Substitute numerical values and simplify to obtain:

  $\begin{array}{l}\omega \text{'}=\frac{\frac{1}{2}(2kg){\left(1.2\right)}^2}{\frac{1}{3}(2kg){\left(1.2\right)}^2+m{\left(0.80m\right)}^2}\times \sqrt{\frac{3\times \left(9.81m/s^2\right)}{1.2m}}\\ \omega \text{'}=\frac{4.75kg}{0.96kg+0.64m}\end{array}$

The mechanical energy is conserved.

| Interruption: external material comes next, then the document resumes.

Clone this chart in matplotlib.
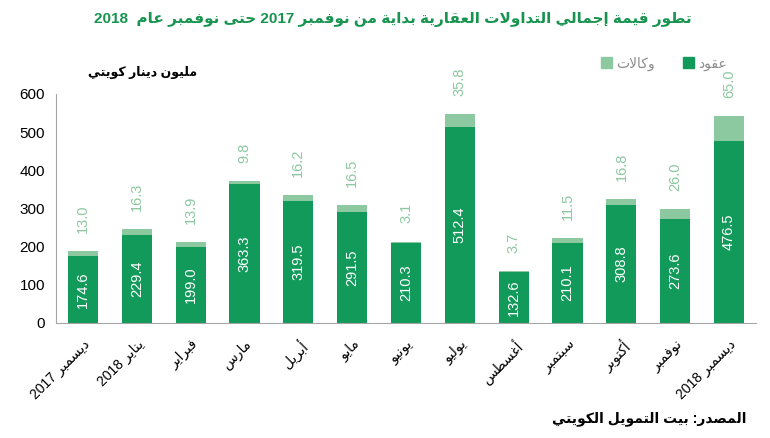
import matplotlib
matplotlib.use("Agg")
import matplotlib.pyplot as plt
from matplotlib.patches import Patch

plt.rcParams['font.family'] = ['Liberation Sans', 'DejaVu Sans']

# data
months = ['ديسمبر 2017', 'يناير 2018', 'فبراير', 'مارس', 'أبريل', 'مايو', 'يونيو',
          'يوليو', 'أغسطس', 'سبتمبر', 'أكتوبر', 'نوفمبر', 'ديسمبر 2018']
contracts = [174.6, 229.4, 199.0, 363.3, 319.5, 291.5, 210.3, 512.4, 132.6, 210.1, 308.8, 273.6, 476.5]
agencies = [13.0, 16.3, 13.9, 9.8, 16.2, 16.5, 3.1, 35.8, 3.7, 11.5, 16.8, 26.0, 65.0]

title = 'تطور قيمة إجمالي التداولات العقارية بداية من نوفمبر 2017 حتى نوفمبر عام  2018'
unit_label = 'مليون دينار كويتي'
source = 'المصدر: بيت التمويل الكويتي'
legend_labels = ['عقود', 'وكالات']

dark = '#129A5B'
light = '#8CC8A0'
green_title = '#17944F'

# minimal arabic shaping (presentation forms) + right-to-left ordering
BASE = {'ء': 0xFE80, 'آ': 0xFE81, 'أ': 0xFE83, 'ؤ': 0xFE85, 'إ': 0xFE87, 'ئ': 0xFE89,
        'ا': 0xFE8D, 'ب': 0xFE8F, 'ة': 0xFE93, 'ت': 0xFE95, 'ث': 0xFE99, 'ج': 0xFE9D,
        'ح': 0xFEA1, 'خ': 0xFEA5, 'د': 0xFEA9, 'ذ': 0xFEAB, 'ر': 0xFEAD, 'ز': 0xFEAF,
        'س': 0xFEB1, 'ش': 0xFEB5, 'ص': 0xFEB9, 'ض': 0xFEBD, 'ط': 0xFEC1, 'ظ': 0xFEC5,
        'ع': 0xFEC9, 'غ': 0xFECD, 'ف': 0xFED1, 'ق': 0xFED5, 'ك': 0xFED9, 'ل': 0xFEDD,
        'م': 0xFEE1, 'ن': 0xFEE5, 'ه': 0xFEE9, 'و': 0xFEED, 'ى': 0xFEEF, 'ي': 0xFEF1}
DUAL = set('ئبتثجحخسشصضطظعغفقكلمنهي')
LAMALEF = {'آ': 0xFEF5, 'أ': 0xFEF7, 'إ': 0xFEF9, 'ا': 0xFEFB}


def shape_word(w):
    units = []
    i = 0
    while i < len(w):
        c = w[i]
        if c == 'ل' and i + 1 < len(w) and w[i + 1] in LAMALEF:
            units.append((LAMALEF[w[i + 1]], False, True))
            i += 2
            continue
        if c in BASE:
            units.append((BASE[c], c in DUAL, c != 'ء'))
        else:
            units.append((c, False, False))
        i += 1
    out = []
    for k, (code, dual, joins) in enumerate(units):
        if isinstance(code, str):
            out.append(code)
            continue
        prev = k > 0 and units[k - 1][1] and joins
        nxt = dual and k + 1 < len(units) and units[k + 1][2]
        if prev and nxt:
            idx = 3
        elif nxt:
            idx = 2
        elif prev:
            idx = 1
        else:
            idx = 0
        out.append(chr(code + idx))
    return ''.join(out)


def ar(text):
    parts = []
    for tok in text.split(' '):
        if any(ch in BASE for ch in tok):
            parts.append(shape_word(tok)[::-1])
        else:
            parts.append(tok)
    return ' '.join(parts[::-1])


fig = plt.figure(figsize=(7.7, 4.38), dpi=100)
ax = fig.add_axes([56 / 770, 1 - 323 / 438, 700 / 770, (323 - 94) / 438])

x = list(range(len(months)))
totals = [c + a for c, a in zip(contracts, agencies)]
ax.bar(x, contracts, width=0.56, color=dark)
ax.bar(x, agencies, width=0.56, bottom=contracts, color=light)

for i in x:
    ax.text(i, contracts[i] / 2, f'{contracts[i]:.1f}', rotation=90, ha='center', va='center',
            color='white', fontsize=10.5)
    ax.annotate(f'{agencies[i]:.1f}', (i, totals[i]), xytext=(0, 13), textcoords='offset points',
                rotation=90, ha='center', va='bottom', color=light, fontsize=10.5)

ax.set_xlim(-0.5, len(months) - 0.5)
ax.set_ylim(0, 600)
ax.set_yticks(range(0, 601, 100))
ax.tick_params(axis='y', length=0, labelsize=11, pad=8)
ax.tick_params(axis='x', length=0, pad=10)
ax.set_xticks(x)
ax.set_xticklabels([ar(m) for m in months], rotation=45, ha='right', rotation_mode='anchor',
                   fontsize=10)
for s in ['top', 'right']:
    ax.spines[s].set_visible(False)
for s in ['left', 'bottom']:
    ax.spines[s].set_color('#A6A6A6')

fig.text(0.51, 0.955, ar(title), ha='center', va='center', color=green_title,
         fontsize=11, fontweight='bold')
fig.text(0.185, 0.835, ar(unit_label), ha='center', va='center', fontsize=9, fontweight='bold')
fig.text(0.97, 0.045, ar(source), ha='right', va='center', fontsize=10, fontweight='bold')

handles = [Patch(color=light), Patch(color=dark)]
leg = fig.legend(handles, [ar(legend_labels[1]), ar(legend_labels[0])], ncol=2, frameon=False,
                 loc='center right', bbox_to_anchor=(0.96, 0.855), fontsize=10,
                 handlelength=0.8, handleheight=0.8, handletextpad=0.3, columnspacing=2.0,
                 labelcolor='#8C8C8C')

fig.savefig('out.png', dpi=100)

The rotational kinetic energy of the system just after their collision can be related to their potential energy.

  $\begin{array}{l}{K}_f-K_i+U_f-U_i=0\\ \Rightarrow -K_i+U_f-U_i=0\left(\because K_f=0\right)\end{array}$

Substitute $K_i,U_f\&U_i$

  $-\frac{1}{2}I\omega {\text{'}}^{2}Mg\left(\frac{1}{2}{L}_1\right)\left(1-\cos {\theta }_{\max }\right)+mg{L}_2\left(1-\cos {\theta }_{\max }\right)=0$

  $I=\frac{1}{3}M{L}_1^2+m{L}_2^2$

Substitute ${\theta }_{\max },I\&\omega \text{'}$ :

  $\frac{\frac{\text{1}}{\text{2}}{\left(\text{4}\text{.75kg/s}\right)}^{\text{2}}}{\text{0}\text{.96 kg + 0}\text{.64 m}}=0.2g\left(M{L}_1+m{L}_2\right)$

Substituting the values of $M,L_1\text{and}{L}_2$ :

  $\frac{\frac{1}{2}{\left(\text{4}\text{.75kg/s}\right)}^2}{\text{0}\text{.96 kg+0}\text{.64 m}}=\text{0}\text{.2g}\left(\text{2}\text{.4 kg}\cdot \text{m+}m\left(\text{0}\text{.8m}\right)\right)$

  $\begin{array}{l}\Rightarrow m=1.18\text{kg}\\ \Rightarrow m𑨀1.2\text{kg}\end{array}$

Conclusion:

The mass when a particle is stick to rod is $1.2kg$ .

(b)

To determine

The energy dissipated in the inelastic collision.

Answer to Problem 68P

7.5J

Explanation of Solution

Given:

Mass of rod, M = $2kg$

  $\begin{array}{l}{L}_1=1.2m\\ L_2=0.80m\\ {\theta }_{\max }={37}^o\end{array}$

Formula used:

From the previous part:

  $\begin{array}{l}{U}_i=Mg\frac{L_1}{2}\\ U_f=\left(1-\cos {\theta }_{\max }\right)g\left(M\frac{L_1}{2}+m{L}_2\right)\end{array}$

Calculation:

The energy dissipated in the inelastic collision is: $\Delta E=U_i-U_f$

  $\begin{array}{l}{U}_i=Mg\frac{L_1}{2}\\ U_f=\left(1-\cos {\theta }_{\max }\right)g\left(M\frac{L_1}{2}+m{L}_2\right)\end{array}$

  $\Delta E=Mg\frac{L_1}{2}-\left[\left(1-\cos {\theta }_{\max }\right)g\left(M\frac{L_1}{2}+m{L}_2\right)\right]$

Substitute all the values and solve:

  $\begin{array}{l}\Delta E=\frac{\left(2kg\right)\left(9.81m/s^2\right)\left(1.2m\right)}{2}-\left[\left(1-\cos {37}^o\right)\left(9.81m/s^2\right)\left(\frac{\left(2kg\right)\left(1.2m\right)}{2}+\left(1.18kg\right)\left(0.80m\right)\right)\right]\\ \Delta E=7.5J\end{array}$

Conclusion:

The energy dissipated in the inelastic collision is 7.5J.